# DATASET CONTENT

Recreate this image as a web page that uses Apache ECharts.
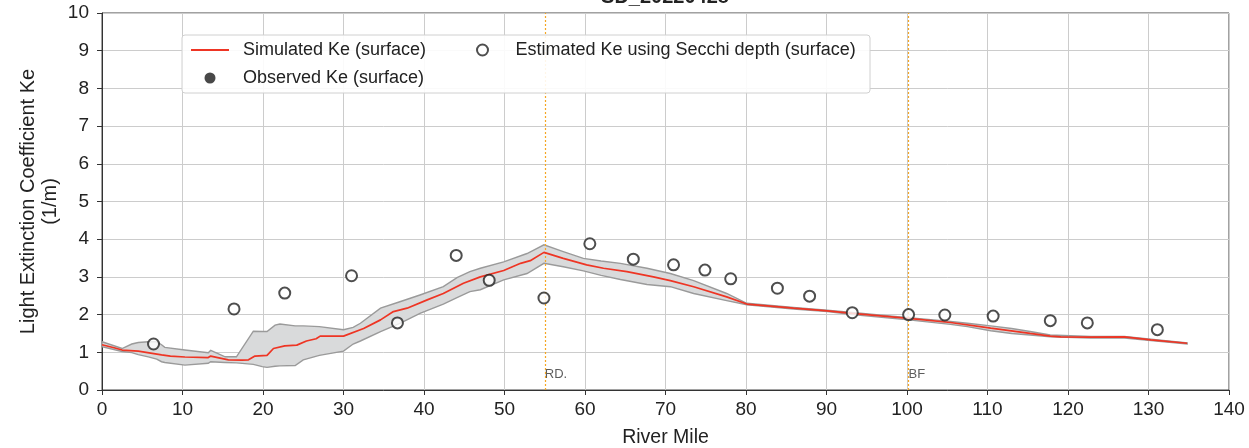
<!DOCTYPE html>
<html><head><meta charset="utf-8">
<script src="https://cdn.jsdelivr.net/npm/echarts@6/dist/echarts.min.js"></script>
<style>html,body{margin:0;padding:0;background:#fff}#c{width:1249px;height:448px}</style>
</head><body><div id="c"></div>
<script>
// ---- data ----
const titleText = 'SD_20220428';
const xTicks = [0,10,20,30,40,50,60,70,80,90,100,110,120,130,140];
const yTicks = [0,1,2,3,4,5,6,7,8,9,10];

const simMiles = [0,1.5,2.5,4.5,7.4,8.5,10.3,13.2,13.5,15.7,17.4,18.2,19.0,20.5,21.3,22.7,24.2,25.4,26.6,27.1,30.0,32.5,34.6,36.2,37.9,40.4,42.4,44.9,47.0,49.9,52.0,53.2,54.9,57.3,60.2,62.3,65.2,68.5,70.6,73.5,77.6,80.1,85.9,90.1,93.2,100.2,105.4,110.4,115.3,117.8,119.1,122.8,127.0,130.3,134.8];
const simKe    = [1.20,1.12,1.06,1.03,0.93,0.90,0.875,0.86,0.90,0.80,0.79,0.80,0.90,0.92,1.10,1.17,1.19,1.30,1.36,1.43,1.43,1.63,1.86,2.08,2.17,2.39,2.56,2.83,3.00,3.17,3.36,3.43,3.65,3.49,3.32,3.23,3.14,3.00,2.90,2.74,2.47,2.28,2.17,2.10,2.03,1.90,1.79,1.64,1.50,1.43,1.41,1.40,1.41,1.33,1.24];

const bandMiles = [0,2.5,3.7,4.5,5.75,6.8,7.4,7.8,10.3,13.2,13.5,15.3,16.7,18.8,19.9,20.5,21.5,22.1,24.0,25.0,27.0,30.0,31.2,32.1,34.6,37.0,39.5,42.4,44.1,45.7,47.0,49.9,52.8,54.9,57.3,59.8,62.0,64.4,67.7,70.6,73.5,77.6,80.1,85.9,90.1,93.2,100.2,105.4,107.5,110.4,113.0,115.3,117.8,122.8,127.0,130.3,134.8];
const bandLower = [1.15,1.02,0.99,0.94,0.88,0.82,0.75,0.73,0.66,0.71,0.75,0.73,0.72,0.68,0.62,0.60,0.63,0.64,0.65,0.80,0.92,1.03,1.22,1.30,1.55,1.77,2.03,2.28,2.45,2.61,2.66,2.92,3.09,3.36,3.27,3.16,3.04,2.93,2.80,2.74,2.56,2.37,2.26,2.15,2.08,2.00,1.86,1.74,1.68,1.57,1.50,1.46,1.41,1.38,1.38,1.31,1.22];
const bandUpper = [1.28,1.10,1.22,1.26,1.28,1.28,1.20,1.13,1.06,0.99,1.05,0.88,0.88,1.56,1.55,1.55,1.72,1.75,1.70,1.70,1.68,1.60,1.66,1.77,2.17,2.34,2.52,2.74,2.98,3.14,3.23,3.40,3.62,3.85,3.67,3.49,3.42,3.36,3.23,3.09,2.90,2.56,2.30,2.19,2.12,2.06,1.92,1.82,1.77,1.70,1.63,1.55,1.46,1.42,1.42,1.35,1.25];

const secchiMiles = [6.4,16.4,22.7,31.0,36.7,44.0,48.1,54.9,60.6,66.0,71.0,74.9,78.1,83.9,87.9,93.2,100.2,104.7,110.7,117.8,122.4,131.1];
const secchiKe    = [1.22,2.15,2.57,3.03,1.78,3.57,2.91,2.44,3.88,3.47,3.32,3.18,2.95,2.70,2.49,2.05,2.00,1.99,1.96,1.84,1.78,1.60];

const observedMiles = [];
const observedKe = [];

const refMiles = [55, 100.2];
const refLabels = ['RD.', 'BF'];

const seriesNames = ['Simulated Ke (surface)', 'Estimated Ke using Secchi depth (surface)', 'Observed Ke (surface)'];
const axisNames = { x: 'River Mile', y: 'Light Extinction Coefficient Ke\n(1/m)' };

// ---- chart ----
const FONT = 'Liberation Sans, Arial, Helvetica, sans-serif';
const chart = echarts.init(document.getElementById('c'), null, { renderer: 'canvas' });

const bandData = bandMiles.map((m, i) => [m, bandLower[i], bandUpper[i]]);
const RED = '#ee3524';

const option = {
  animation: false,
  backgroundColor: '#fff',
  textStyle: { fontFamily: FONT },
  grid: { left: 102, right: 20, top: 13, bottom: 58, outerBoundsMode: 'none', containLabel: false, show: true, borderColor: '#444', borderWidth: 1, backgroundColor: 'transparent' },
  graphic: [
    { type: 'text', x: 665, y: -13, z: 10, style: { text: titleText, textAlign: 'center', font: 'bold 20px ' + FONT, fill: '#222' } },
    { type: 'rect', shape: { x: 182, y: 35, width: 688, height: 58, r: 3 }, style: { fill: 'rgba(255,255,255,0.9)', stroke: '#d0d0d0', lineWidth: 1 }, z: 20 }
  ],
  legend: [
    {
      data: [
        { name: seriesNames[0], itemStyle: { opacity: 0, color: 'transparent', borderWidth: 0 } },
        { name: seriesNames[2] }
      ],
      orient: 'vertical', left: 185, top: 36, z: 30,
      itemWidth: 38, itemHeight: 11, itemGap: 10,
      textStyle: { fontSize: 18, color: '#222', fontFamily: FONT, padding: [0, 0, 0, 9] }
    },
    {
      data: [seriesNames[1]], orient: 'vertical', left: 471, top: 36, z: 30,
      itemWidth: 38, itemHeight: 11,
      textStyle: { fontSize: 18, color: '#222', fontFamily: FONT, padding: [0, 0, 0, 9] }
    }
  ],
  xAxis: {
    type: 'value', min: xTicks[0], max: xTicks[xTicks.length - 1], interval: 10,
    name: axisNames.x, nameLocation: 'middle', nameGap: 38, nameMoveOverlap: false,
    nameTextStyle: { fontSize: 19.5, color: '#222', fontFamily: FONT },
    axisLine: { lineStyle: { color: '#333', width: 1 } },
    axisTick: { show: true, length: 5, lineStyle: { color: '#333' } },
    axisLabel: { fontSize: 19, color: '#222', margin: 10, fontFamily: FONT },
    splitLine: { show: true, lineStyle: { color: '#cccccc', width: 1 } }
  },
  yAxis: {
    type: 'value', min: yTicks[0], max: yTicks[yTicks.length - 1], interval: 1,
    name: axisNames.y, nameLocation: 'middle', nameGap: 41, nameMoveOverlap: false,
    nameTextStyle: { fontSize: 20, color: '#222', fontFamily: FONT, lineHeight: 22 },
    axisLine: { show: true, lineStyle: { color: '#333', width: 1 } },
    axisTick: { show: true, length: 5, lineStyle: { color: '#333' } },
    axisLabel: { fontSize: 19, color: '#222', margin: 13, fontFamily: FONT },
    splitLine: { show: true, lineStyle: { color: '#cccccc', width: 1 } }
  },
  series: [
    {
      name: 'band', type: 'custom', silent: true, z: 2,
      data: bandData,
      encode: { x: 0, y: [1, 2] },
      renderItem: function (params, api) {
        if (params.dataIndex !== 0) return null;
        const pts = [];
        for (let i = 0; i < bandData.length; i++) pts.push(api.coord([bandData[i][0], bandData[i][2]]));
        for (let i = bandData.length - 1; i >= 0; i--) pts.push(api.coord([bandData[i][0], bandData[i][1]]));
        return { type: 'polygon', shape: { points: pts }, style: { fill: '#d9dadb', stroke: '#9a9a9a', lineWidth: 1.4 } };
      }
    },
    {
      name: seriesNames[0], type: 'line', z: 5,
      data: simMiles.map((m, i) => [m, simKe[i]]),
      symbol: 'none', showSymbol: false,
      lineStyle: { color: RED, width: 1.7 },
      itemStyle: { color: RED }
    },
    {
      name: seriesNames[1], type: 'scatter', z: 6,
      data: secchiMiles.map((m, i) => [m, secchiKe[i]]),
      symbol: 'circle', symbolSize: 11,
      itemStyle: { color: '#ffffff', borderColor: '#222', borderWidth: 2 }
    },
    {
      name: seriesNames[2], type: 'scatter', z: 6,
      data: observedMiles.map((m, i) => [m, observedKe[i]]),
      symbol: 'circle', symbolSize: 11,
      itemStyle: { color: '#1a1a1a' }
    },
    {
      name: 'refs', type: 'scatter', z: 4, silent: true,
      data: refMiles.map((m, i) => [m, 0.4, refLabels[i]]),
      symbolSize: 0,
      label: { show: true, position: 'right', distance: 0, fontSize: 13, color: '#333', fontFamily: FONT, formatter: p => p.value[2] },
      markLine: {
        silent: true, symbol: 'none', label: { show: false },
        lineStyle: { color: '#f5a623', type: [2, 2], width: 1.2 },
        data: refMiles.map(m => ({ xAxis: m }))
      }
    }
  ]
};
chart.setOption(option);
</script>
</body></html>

# DESCRIPTION OF THE TASK
Exactly restate the lines from the beginning of the data through the line with "const yTicks = [0,1,2,3,4,5,6,7,8,9,10];", and no others, keeping pictures out.

# RESULT BELOW
Recreate this image as a web page that uses Apache ECharts.
<!DOCTYPE html>
<html><head><meta charset="utf-8">
<script src="https://cdn.jsdelivr.net/npm/echarts@6/dist/echarts.min.js"></script>
<style>html,body{margin:0;padding:0;background:#fff}#c{width:1249px;height:448px}</style>
</head><body><div id="c"></div>
<script>
// ---- data ----
const titleText = 'SD_20220428';
const xTicks = [0,10,20,30,40,50,60,70,80,90,100,110,120,130,140];
const yTicks = [0,1,2,3,4,5,6,7,8,9,10];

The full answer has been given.